Date & time : Sunday, 17 March 2019

 Laura O’callagan

 

Turkey’s President is facing the country’s worst financial crisis in a decade just months after US President Donald Trump imposed crippling sanctions in the midst of a diplomatic spat.

Recep Tayyip Erdogan’s grip on power will be tested later this month when Turks head to the polls for municipal elections which could see his right-wing party’s grip on the country loosened. A “prolonged period of negative growth” has been predicted after official figures released on Monday showed Turkey’s economy contracted by 2.4 percent in the final quarter of 2018 compared with the previous quarter, which saw it fall 1.6 percent. As his country’s economy tips into recession – defined as two consecutive quarters of negative economic growth – Mr Erdogan’s finance minister blamed the crisis on outside interference.

Andrew Brunson, who was arrested in the wake of the failed coup attempt in 2016, was convicted of terror-related charges after being accused of having links to a banned political movement.

The rift between the two countries prompted Mr Trump to impose devastating sanctions and raise tariffs against Ankara, which caused the lira to plummet against the dollar.

The upcoming elections could result in the loss of some of the country’s biggest cities for Mr Erdogan’s Justice and Development Party (AKP).

Emre Erdogan, a political science professor at Bilgi University in Istanbul, told the Financial Times that he believes the party will suffer “a certain level of decline” in popularity with voters.

Nora Neuteboom, an emerging markets economist at Dutch bank ABN Amro, predicted a “prolonged period of negative growth” and added that the president is “facing totally different challenges to the ones he faced in 2008” when Turkey experienced its last economic crisis.

With just weeks to go, the Turkish finance minister Beat Albayrak sought to reassure voters by saying the worst of the problems are behind them

Mr Albayrak wrote on Twitter: “Despite the most serious speculative attack (on a country) in history, and a period when global growth has started to slow, a situation akin to 2001 and 2008 has not materialised.”

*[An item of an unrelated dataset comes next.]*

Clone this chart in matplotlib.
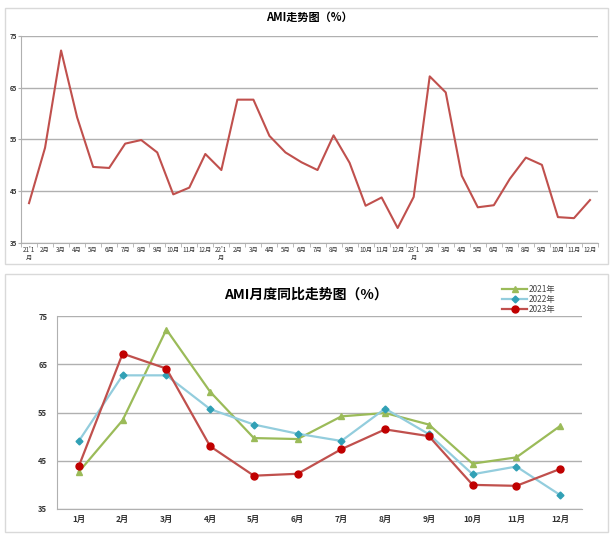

He was referring to the economic turmoil which hit Turkey 10 years ago after the US subprime mortgage crisis and the 2001 banking crisis.

Mr Erdogan’s conservative, Islamic-leaning party came to power in 2002 survived both the unstable economic climates and a failed military coup in 2016.

But now the president is facing a different type of challenge which could spell trouble for his party’s tight grip on the country of nearly 80 million people after it enjoyed 16 years of victories at the ballot box.